**Information supplied:**

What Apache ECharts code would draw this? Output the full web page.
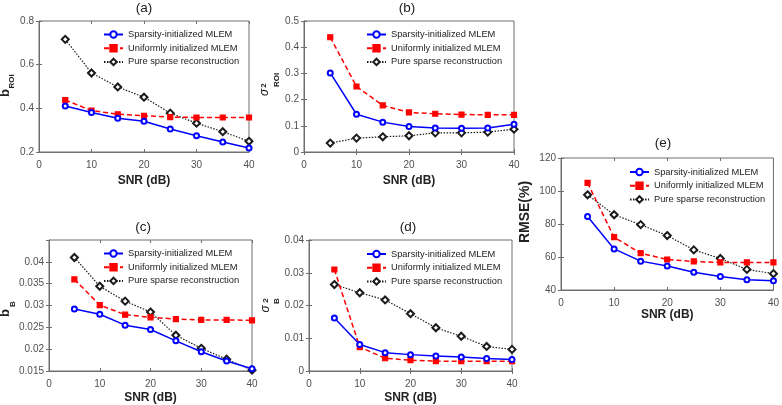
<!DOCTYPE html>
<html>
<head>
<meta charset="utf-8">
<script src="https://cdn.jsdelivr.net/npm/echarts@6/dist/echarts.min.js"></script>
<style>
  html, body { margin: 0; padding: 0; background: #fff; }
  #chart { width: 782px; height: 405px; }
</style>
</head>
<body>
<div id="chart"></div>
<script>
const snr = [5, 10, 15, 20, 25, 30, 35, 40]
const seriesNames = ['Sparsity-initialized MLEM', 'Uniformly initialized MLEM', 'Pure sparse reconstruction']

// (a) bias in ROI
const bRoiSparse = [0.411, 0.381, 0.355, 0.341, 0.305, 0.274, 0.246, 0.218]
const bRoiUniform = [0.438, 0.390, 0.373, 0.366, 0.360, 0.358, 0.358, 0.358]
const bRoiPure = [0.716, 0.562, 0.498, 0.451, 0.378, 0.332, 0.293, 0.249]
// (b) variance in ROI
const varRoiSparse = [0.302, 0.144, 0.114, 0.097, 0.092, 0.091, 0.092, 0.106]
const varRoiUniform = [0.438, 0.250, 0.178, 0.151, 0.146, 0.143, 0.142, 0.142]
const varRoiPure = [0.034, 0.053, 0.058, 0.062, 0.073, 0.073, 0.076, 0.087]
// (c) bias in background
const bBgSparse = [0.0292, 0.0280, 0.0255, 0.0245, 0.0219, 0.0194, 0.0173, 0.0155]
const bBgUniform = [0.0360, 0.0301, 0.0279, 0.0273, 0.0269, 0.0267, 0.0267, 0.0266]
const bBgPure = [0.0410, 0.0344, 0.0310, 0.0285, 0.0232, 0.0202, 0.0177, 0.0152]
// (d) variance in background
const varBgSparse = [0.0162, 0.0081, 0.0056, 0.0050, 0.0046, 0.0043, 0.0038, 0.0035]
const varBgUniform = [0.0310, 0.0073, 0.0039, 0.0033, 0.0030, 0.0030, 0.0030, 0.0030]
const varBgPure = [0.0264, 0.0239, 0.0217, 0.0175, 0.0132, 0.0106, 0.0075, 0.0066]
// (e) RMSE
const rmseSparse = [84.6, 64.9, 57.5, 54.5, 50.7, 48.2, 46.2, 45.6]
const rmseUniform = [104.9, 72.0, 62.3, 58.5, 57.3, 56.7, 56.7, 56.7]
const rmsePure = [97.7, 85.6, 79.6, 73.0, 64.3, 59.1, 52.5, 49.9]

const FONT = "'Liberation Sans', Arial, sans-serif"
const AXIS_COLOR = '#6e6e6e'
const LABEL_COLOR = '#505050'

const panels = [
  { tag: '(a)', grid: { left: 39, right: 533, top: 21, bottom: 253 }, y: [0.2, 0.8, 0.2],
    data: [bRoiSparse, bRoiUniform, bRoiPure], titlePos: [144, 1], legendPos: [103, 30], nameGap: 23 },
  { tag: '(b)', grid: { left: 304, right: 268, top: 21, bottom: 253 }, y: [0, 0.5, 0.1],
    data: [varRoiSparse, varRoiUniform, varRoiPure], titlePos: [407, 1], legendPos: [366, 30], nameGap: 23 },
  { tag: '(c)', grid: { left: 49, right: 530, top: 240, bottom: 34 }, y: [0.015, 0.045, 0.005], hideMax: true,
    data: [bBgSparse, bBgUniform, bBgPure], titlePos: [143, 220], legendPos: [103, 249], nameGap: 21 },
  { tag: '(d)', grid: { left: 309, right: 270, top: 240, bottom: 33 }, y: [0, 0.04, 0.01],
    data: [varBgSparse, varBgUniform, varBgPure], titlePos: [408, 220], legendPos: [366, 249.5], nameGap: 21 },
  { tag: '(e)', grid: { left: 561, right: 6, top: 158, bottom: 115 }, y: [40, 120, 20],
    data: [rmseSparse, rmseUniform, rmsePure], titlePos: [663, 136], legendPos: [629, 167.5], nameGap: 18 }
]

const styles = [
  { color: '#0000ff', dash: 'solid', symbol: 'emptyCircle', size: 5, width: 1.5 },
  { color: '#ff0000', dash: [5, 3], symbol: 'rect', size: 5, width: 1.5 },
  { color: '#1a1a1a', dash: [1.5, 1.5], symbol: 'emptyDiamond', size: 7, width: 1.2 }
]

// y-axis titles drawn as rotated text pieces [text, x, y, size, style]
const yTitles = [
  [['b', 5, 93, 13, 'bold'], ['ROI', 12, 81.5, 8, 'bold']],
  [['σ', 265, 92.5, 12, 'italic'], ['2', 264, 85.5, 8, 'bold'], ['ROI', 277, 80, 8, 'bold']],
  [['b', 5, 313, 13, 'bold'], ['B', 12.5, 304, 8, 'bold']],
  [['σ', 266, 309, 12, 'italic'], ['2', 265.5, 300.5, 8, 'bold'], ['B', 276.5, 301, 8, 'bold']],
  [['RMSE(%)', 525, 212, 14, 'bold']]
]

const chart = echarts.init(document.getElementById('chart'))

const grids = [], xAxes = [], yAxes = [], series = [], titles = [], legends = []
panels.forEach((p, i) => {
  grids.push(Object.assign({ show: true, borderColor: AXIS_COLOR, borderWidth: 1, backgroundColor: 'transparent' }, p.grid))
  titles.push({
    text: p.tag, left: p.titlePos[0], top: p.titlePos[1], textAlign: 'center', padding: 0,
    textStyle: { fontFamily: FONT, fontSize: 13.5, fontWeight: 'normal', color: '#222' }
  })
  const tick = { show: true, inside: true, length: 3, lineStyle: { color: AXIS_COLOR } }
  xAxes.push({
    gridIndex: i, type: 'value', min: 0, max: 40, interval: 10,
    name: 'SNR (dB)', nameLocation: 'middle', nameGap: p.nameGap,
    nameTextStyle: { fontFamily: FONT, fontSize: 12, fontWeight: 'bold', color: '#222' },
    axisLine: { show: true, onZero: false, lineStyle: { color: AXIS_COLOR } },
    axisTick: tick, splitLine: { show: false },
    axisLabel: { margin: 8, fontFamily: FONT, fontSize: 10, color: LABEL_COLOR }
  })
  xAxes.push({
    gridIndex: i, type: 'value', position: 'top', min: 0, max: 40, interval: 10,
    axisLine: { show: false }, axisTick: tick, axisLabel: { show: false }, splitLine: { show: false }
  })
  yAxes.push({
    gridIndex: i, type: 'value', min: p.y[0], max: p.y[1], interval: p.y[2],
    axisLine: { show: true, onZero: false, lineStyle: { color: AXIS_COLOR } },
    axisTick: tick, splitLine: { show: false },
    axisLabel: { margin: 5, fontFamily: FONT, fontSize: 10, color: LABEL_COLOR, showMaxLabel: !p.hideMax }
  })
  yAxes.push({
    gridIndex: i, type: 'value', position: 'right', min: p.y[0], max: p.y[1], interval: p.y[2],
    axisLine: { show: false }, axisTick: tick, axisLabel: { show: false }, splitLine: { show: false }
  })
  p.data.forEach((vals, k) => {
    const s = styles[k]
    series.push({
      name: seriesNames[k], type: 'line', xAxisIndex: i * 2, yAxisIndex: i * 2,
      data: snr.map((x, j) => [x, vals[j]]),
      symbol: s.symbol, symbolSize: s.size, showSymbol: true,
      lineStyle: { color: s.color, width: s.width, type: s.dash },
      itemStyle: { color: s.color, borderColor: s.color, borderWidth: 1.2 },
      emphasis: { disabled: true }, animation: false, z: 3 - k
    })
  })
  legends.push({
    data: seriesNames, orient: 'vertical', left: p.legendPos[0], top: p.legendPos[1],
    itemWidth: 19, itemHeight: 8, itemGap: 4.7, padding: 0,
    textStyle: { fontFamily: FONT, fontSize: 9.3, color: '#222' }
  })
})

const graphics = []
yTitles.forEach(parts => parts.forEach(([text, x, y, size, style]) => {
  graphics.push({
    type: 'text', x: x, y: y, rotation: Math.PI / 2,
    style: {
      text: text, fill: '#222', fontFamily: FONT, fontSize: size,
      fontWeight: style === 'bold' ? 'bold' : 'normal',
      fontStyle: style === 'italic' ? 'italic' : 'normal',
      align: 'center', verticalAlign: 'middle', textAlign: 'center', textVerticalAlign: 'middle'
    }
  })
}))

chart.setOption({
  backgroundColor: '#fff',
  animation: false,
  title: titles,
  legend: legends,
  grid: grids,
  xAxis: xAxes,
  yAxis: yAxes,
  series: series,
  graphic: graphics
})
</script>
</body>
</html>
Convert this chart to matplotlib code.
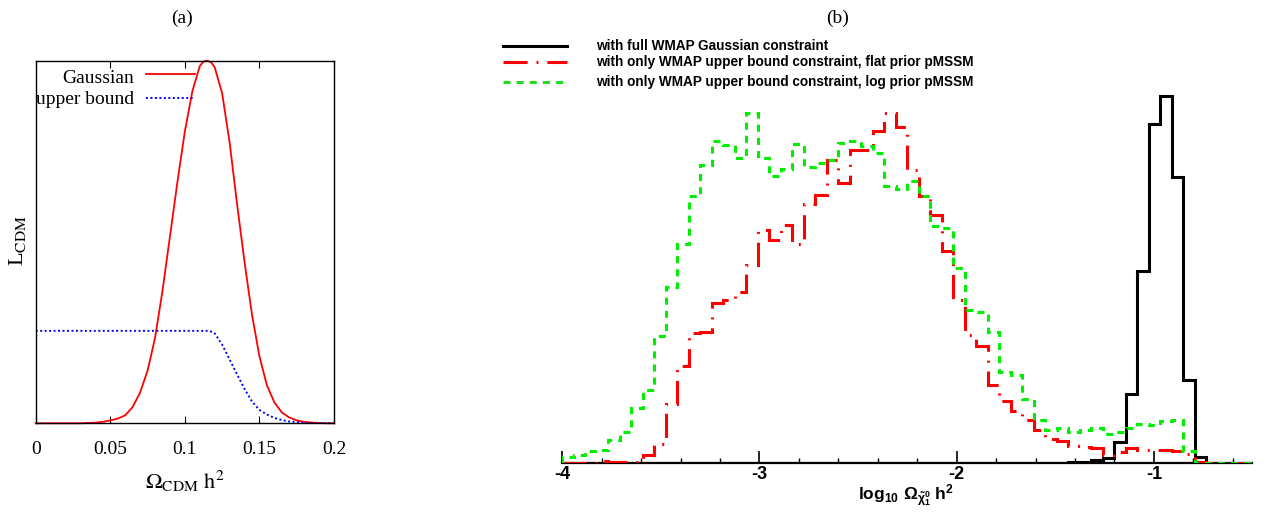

**Given exercise:**
Restate the data word for word from its first line through the line with "const seriesNames = ['Sparsity-initialized", leaving out any picture along the way.

**The solution:**
What Apache ECharts code would draw this? Output the full web page.
<!DOCTYPE html>
<html>
<head>
<meta charset="utf-8">
<script src="https://cdn.jsdelivr.net/npm/echarts@6/dist/echarts.min.js"></script>
<style>
  html, body { margin: 0; padding: 0; background: #fff; }
  #chart { width: 782px; height: 405px; }
</style>
</head>
<body>
<div id="chart"></div>
<script>
const snr = [5, 10, 15, 20, 25, 30, 35, 40]
const seriesNames = ['Sparsity-initialized MLEM', 'Uniformly initialized MLEM', 'Pure sparse reconstruction']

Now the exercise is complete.